Esa noche de 1816, el año que no hubo invierno, ninguno de los presentes hubiese apostado ni una libra a que la obra de esa jovencita escapada del hogar paterno, estaba destinada a ser una de las novelas más celebres de la literatura universal. Hija de un notable pensador y anarquista (William Godwin) y una de las primeras feministas (Mary Wollstonecraft), Mary tuvo una existencia desagraciada que comienza con la muerte de su madre a poco de haber nacido. Le siguió una infancia fatídica, una madrastra que la despreciaba y un padre perseguido por sus deudas. Solo la presencia de un joven poeta de encumbrada posición trajo luz a sus días, que pronto perdieron el esplendor auspiciado. Desafiando los prejuicios de la época, huyeron de Inglaterra, dejando atrás a la joven esposa de Percy Shelley. Viajaron por Europa donde conoció un castillo que inspiro el nombre del médico y por extensión de la criatura que engendró; Frankenstein, la piedra de los francos. Quien debería haber sido el Prometeo de un nuevo mundo devino en un ángel caído convertido en demonio, el monstruo por antonomasia.
Le llevó a Mary dos años terminar esta historia que nace a orillas del lago de Ginebra, como un pasatiempo para pasar una velada arruinada por ese verano que no fue. Esa noche estaban presente dos de los escritores más famosos de habla inglesa y sin embargo, fue esta jovencita quien terminó convirtiéndose en un mito literario. Por años los críticos buscaron entrelineas las claves que pudiesen alumbrar la influencia del poeta, como si esta jovencita fuese un fraude de o careciese de las cualidades para inventar está historia de terror. Quizás por eso siguió escribiendo hasta el final de sus días, para mostrar de lo que ella era capaz. O quizás lo hacia para alejar su mente del morboso mundo que la rodeaba. De sus seis hijos, uno solo llegó a edad madura, su media hermana se suicidó, al igual que la esposa que Shelley había abandonado… como románticos, cada uno buscaba la felicidad en el amor aunque no medían la desdicha que esa búsqueda les podía acarrear.

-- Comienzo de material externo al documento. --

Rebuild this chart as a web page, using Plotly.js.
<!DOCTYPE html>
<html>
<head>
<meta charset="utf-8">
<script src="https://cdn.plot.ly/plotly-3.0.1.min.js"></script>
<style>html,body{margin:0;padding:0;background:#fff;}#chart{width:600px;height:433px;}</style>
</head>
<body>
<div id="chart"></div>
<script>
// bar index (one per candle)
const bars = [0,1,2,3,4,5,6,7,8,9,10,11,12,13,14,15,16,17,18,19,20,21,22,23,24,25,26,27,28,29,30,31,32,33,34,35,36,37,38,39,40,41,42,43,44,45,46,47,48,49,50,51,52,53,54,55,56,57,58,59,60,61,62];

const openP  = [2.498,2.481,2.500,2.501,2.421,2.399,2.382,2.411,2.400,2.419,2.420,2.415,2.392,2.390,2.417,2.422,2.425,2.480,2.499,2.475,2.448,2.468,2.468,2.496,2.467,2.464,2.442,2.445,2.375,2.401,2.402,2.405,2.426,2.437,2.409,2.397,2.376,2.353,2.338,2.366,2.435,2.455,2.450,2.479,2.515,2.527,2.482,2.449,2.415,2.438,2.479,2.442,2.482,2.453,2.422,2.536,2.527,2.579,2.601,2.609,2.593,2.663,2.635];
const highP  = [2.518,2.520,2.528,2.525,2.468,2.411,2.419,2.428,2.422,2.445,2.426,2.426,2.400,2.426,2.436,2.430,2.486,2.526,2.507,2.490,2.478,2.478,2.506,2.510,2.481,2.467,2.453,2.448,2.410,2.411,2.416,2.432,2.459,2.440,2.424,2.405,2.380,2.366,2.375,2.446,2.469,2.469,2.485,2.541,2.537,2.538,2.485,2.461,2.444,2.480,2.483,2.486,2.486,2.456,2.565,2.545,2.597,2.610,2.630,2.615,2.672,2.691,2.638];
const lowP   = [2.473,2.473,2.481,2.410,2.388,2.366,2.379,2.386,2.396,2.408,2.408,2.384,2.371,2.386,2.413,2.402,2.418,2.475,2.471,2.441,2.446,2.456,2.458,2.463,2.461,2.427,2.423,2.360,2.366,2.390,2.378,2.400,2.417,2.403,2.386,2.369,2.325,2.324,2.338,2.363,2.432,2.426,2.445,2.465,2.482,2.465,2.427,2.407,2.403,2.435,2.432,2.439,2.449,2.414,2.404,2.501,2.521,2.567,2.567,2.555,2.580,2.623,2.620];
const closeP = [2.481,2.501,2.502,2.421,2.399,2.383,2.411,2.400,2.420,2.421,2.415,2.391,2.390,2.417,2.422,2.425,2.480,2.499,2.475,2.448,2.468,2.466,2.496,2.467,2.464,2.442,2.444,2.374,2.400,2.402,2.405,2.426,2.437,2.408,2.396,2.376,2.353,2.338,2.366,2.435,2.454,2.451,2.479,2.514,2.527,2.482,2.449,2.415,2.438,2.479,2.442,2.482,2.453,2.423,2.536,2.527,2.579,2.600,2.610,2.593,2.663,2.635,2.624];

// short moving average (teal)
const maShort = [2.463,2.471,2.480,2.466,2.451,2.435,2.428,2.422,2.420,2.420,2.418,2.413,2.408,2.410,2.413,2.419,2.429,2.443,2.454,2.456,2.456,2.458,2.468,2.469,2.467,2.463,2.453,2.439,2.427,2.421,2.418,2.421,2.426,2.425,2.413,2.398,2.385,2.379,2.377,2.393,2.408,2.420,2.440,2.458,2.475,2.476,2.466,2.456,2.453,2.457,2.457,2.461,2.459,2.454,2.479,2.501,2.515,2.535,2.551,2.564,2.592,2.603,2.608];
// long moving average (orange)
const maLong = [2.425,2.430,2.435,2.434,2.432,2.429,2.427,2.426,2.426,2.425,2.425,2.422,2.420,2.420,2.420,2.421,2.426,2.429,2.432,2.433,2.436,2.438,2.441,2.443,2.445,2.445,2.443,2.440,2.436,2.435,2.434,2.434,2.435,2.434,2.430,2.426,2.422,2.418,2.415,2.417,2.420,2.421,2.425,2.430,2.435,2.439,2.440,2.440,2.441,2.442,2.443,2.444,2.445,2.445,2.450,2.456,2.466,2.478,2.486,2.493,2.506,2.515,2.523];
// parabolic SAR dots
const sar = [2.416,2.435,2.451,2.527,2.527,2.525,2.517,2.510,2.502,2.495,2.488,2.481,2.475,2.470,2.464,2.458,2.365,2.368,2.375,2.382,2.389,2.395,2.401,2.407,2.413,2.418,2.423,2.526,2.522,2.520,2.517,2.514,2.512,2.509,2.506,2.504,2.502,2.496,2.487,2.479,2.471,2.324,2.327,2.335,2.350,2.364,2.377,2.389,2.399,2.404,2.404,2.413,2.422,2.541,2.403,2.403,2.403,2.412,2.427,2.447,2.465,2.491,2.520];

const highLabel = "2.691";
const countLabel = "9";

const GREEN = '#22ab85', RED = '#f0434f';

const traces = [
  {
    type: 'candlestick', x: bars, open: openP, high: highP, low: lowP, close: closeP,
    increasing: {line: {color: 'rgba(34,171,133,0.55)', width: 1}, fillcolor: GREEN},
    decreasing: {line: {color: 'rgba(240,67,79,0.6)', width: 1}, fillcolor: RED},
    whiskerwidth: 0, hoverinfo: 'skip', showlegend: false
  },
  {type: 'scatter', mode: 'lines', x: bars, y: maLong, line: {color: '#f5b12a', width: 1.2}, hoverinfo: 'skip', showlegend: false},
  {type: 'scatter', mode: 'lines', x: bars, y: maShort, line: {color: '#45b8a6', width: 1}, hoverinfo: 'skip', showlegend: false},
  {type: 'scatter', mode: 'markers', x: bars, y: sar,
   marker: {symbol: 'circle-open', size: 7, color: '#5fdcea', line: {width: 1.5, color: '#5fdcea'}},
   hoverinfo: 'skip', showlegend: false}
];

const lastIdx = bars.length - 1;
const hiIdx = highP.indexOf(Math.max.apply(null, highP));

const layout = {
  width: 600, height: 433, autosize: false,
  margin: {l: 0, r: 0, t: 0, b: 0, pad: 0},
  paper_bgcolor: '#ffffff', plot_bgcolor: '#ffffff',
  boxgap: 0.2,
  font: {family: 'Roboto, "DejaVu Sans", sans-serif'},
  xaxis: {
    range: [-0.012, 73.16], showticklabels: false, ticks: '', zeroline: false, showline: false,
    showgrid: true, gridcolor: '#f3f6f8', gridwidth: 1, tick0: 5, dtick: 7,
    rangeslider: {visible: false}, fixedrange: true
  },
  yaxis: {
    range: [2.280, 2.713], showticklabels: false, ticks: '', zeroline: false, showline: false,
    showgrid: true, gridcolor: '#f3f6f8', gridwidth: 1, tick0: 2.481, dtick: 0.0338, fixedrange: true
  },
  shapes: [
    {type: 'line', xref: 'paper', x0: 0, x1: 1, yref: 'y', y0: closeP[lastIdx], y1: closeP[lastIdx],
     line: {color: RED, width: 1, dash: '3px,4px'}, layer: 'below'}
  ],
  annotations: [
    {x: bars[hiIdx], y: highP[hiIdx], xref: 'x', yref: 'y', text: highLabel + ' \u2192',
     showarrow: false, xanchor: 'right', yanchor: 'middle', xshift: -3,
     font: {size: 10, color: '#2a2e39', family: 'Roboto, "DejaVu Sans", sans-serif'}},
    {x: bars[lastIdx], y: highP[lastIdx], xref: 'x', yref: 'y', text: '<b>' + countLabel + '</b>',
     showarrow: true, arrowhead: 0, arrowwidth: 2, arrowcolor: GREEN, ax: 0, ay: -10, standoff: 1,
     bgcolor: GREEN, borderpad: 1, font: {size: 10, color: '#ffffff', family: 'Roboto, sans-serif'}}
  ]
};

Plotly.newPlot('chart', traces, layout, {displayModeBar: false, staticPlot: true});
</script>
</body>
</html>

La muerte del poeta la hubiese arrojado al abismo, pero Mary, hecha a las desgracias desde su propio nacimiento, encontró las fuerzas para sobrellevar esta pérdida imponiéndose la misión de velar por el prestigio de su conjugue y criar al único hijo que sobreviviría a esta pareja desgraciada. Se reconcilió con su padre, aunque la personalidad de este anarquista teórico quien, paradójicamente, recibía una pensión de la monarquía, era complicada. Pudo lograr una pensión del poderoso padre del poeta, aunque su única condición era impedir la memoria de su hijo. Mary editó la obra de su marido y la novela que todos, empecinadamente, querían atribuirle a Percy. Mary scribió sus libros (el más conocido, El último hombre, trata de un final apocalíptico de la humanidad), artículos, reseñas, poemas, críticas y prefacios para mantener a su hijo. Tuvo amores y pretendientes a los que rechazaba diciendo que ya había conocido a un genio que nadie podría igualar. John Howard Payne, Washington Irving, Edward Trelawny, Aubrey Beauclerk (tan anarquista como su padre), hasta Prosper Mérimée (el autor de Carmen) desfilaron por la vida de Mary, sin torcer su vocación original, el culto a su marido (aunque en el proceso encontrase cada vez más evidencias de sus infidelidades).
Hacia el final de sus días, cuando la herencia de su hijo les permitió vivir con cierto desahogo, aparecieron cartas amenazantes que pretendían desenterrar oscuros detalles de su vida y la de su marido. Hasta un supuesto hijo de Lord Byron (que había sido amante de su hermanastra) amenazó con escribir una biografía difamatoria de Percy Shelley.
Desde 1839 su salud de resintió, tenía constantes jaquecas, con parálisis periódicas y trastornos visuales que le impedían escribir. Se dice que murió de un tumor cerebral, pero no hubo autopsia y doce años de trastornos neurológicos parecen mucho tiempo para el desarrollo de una atipia del sistema nervioso; lo más probable es que haya padecido una esclerosis múltiple o alguna otra afección neurológica degenerativa.
Falleció el 1° de febrero de 1851 y cuando su hijo revisó el cajón de su escritorio encontró mechones del cabellos de los hijos que habían muerto y el corazón de su marido envuelto en el manuscrito de Adonaïs, una elegía que Shelley había compuesto a la muerte de John Keats.
“Él ha escapado de las sombras de la noche a donde la calumnia, la envidia, el odio y el dolor no lo pueden tocar ni volver a torturar. Ahora él es uno con la naturaleza”.